Collected material:
--------------------------------------------------

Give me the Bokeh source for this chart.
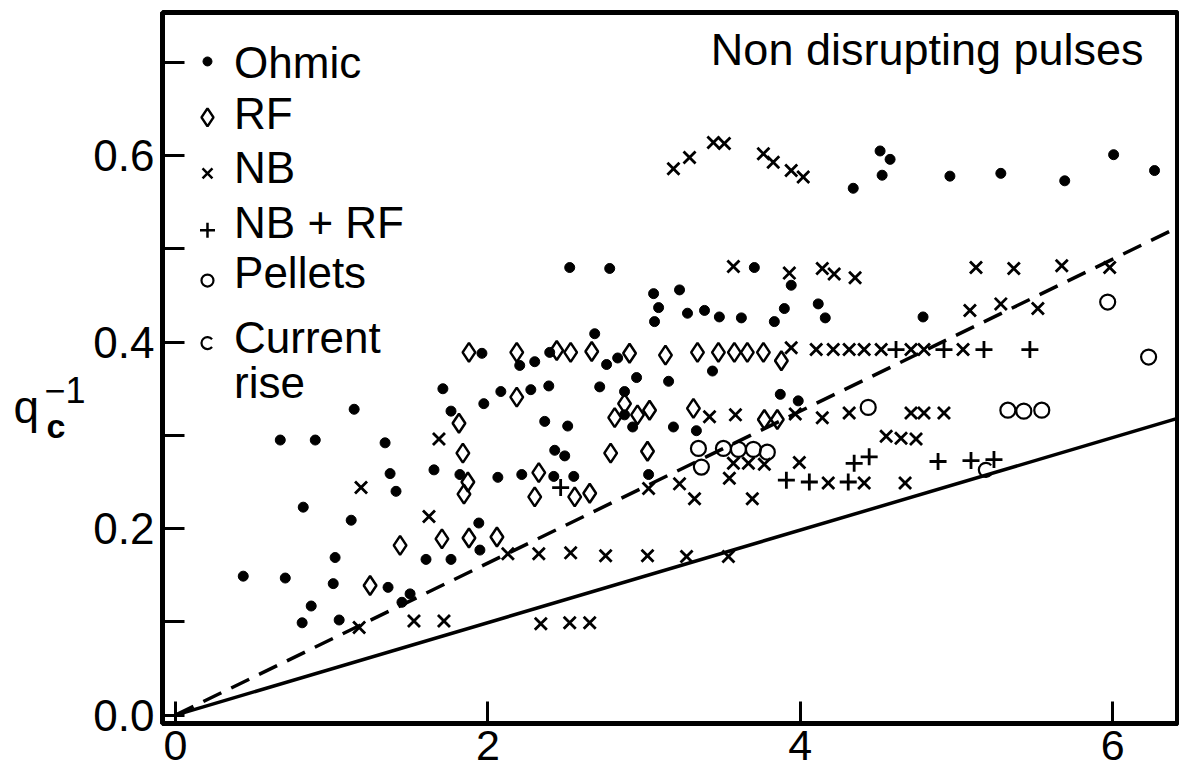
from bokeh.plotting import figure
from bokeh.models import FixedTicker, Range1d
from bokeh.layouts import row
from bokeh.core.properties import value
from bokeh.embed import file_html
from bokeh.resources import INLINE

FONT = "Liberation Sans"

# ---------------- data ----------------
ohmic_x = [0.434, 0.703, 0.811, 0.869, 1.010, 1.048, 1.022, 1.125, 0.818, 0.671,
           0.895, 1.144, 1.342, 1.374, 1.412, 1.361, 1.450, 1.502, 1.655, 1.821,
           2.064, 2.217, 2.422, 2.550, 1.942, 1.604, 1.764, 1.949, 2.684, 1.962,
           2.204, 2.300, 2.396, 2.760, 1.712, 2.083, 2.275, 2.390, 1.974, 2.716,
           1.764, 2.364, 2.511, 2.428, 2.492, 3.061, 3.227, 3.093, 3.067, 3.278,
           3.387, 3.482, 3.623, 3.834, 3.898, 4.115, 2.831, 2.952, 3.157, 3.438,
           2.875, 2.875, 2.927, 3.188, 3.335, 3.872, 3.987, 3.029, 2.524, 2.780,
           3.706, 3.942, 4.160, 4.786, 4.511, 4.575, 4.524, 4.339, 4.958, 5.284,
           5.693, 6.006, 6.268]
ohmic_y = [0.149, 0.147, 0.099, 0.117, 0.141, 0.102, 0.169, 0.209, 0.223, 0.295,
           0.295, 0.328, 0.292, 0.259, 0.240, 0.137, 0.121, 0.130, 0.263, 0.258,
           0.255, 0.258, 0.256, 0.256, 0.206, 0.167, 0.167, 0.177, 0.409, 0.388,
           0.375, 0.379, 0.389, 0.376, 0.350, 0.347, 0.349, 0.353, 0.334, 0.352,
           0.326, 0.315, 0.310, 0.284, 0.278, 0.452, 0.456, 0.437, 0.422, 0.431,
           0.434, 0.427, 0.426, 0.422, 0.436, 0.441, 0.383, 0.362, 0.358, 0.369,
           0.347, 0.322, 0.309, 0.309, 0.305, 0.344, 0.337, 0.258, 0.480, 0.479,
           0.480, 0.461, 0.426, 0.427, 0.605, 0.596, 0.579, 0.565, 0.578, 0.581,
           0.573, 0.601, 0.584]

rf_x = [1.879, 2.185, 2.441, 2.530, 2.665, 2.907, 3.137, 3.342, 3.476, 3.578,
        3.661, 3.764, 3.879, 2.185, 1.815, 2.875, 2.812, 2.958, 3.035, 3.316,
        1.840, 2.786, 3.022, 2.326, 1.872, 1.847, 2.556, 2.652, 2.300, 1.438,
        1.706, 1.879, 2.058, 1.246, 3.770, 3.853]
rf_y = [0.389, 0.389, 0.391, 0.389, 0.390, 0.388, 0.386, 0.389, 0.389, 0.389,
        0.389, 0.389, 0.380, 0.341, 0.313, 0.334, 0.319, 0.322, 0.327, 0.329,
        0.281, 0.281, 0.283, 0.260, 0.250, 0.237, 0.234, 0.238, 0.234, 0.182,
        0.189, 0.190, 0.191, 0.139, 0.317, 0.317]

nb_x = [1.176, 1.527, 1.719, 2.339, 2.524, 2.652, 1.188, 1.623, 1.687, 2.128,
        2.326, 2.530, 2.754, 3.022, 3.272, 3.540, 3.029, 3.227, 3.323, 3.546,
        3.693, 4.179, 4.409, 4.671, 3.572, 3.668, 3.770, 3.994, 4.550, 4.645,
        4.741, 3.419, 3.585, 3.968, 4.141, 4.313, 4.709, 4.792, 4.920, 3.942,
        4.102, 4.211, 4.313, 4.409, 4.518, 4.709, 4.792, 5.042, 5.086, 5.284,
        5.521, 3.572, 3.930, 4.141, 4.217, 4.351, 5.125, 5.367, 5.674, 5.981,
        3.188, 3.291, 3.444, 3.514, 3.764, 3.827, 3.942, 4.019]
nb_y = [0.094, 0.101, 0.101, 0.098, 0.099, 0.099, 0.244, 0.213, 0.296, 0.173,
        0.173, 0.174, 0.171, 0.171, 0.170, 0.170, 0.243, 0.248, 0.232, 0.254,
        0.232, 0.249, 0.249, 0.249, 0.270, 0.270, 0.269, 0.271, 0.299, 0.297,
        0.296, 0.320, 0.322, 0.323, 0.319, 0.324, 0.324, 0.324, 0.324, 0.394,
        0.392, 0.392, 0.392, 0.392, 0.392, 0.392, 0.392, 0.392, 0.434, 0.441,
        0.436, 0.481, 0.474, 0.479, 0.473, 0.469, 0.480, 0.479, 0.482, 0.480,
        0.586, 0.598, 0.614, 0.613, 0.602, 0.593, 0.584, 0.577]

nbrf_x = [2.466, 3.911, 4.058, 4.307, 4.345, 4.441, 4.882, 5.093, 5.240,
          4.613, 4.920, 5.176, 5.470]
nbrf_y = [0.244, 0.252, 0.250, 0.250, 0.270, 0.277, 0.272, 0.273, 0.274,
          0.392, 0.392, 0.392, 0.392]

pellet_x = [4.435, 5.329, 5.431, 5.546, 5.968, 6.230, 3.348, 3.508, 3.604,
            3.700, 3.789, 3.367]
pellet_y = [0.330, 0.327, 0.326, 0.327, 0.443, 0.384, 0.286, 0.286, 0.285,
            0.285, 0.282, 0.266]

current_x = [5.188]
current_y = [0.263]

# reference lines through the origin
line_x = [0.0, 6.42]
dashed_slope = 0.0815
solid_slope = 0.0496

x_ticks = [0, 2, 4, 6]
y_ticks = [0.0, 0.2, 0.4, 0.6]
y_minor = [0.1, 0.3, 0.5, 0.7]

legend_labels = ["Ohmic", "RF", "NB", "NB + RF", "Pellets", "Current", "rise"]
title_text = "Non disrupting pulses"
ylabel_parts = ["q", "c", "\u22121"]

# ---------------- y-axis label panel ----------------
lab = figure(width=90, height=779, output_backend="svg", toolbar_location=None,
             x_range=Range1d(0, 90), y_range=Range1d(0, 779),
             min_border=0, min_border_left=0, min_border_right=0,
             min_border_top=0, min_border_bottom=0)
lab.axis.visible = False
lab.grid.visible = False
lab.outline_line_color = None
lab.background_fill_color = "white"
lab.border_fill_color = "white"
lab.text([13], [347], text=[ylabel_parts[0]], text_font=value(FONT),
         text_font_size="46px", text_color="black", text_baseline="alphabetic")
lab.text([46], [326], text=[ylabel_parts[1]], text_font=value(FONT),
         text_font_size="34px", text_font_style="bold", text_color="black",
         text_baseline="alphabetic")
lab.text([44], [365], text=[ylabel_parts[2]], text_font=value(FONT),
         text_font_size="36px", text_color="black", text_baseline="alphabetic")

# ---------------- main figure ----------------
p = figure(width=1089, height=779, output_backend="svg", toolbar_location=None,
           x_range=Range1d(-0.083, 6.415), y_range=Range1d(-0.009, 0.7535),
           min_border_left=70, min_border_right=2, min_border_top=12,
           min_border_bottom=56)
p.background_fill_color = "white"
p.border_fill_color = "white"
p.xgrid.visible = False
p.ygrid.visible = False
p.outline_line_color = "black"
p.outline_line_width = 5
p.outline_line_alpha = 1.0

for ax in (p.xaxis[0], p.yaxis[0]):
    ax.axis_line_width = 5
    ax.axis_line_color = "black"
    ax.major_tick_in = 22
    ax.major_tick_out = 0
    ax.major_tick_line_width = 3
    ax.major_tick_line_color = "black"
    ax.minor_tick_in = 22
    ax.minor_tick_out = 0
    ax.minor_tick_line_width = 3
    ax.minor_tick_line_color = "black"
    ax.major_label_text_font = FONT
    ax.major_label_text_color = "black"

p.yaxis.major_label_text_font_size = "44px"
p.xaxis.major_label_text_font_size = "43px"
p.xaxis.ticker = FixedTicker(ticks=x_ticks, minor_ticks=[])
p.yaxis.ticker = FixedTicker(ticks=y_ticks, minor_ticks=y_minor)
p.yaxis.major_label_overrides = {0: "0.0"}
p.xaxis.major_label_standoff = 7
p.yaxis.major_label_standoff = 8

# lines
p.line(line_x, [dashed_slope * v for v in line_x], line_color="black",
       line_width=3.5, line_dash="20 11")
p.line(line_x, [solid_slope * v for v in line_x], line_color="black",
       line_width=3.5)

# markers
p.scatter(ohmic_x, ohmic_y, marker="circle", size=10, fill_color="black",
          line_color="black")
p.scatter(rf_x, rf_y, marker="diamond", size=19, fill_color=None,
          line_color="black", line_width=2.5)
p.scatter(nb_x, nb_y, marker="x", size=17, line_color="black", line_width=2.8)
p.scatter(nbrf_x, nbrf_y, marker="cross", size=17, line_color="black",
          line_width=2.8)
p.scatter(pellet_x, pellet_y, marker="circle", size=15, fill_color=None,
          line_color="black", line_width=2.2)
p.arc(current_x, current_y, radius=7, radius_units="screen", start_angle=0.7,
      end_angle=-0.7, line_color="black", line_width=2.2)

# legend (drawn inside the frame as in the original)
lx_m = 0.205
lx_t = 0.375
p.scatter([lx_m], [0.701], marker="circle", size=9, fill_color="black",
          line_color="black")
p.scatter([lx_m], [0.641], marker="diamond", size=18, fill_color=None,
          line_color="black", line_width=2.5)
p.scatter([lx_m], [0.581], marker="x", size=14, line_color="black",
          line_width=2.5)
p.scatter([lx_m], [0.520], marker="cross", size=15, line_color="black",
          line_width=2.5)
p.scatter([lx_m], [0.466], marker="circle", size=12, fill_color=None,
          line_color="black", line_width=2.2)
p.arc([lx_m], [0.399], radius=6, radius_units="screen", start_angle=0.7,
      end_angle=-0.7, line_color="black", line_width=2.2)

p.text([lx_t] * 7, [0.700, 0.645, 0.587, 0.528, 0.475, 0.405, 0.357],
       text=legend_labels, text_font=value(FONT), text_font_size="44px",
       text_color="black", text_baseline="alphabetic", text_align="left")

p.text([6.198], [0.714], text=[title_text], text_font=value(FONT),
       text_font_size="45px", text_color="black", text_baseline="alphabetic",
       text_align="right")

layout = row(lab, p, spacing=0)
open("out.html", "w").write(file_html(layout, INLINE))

--------------------------------------------------

Task details: Leave out the pictures and repeat the lines from the start of the material through the line with "0.573, 0.601, 0.584]", inclusive.

Complete response:
Give me the Bokeh source for this chart.
from bokeh.plotting import figure
from bokeh.models import FixedTicker, Range1d
from bokeh.layouts import row
from bokeh.core.properties import value
from bokeh.embed import file_html
from bokeh.resources import INLINE

FONT = "Liberation Sans"

# ---------------- data ----------------
ohmic_x = [0.434, 0.703, 0.811, 0.869, 1.010, 1.048, 1.022, 1.125, 0.818, 0.671,
           0.895, 1.144, 1.342, 1.374, 1.412, 1.361, 1.450, 1.502, 1.655, 1.821,
           2.064, 2.217, 2.422, 2.550, 1.942, 1.604, 1.764, 1.949, 2.684, 1.962,
           2.204, 2.300, 2.396, 2.760, 1.712, 2.083, 2.275, 2.390, 1.974, 2.716,
           1.764, 2.364, 2.511, 2.428, 2.492, 3.061, 3.227, 3.093, 3.067, 3.278,
           3.387, 3.482, 3.623, 3.834, 3.898, 4.115, 2.831, 2.952, 3.157, 3.438,
           2.875, 2.875, 2.927, 3.188, 3.335, 3.872, 3.987, 3.029, 2.524, 2.780,
           3.706, 3.942, 4.160, 4.786, 4.511, 4.575, 4.524, 4.339, 4.958, 5.284,
           5.693, 6.006, 6.268]
ohmic_y = [0.149, 0.147, 0.099, 0.117, 0.141, 0.102, 0.169, 0.209, 0.223, 0.295,
           0.295, 0.328, 0.292, 0.259, 0.240, 0.137, 0.121, 0.130, 0.263, 0.258,
           0.255, 0.258, 0.256, 0.256, 0.206, 0.167, 0.167, 0.177, 0.409, 0.388,
           0.375, 0.379, 0.389, 0.376, 0.350, 0.347, 0.349, 0.353, 0.334, 0.352,
           0.326, 0.315, 0.310, 0.284, 0.278, 0.452, 0.456, 0.437, 0.422, 0.431,
           0.434, 0.427, 0.426, 0.422, 0.436, 0.441, 0.383, 0.362, 0.358, 0.369,
           0.347, 0.322, 0.309, 0.309, 0.305, 0.344, 0.337, 0.258, 0.480, 0.479,
           0.480, 0.461, 0.426, 0.427, 0.605, 0.596, 0.579, 0.565, 0.578, 0.581,
           0.573, 0.601, 0.584]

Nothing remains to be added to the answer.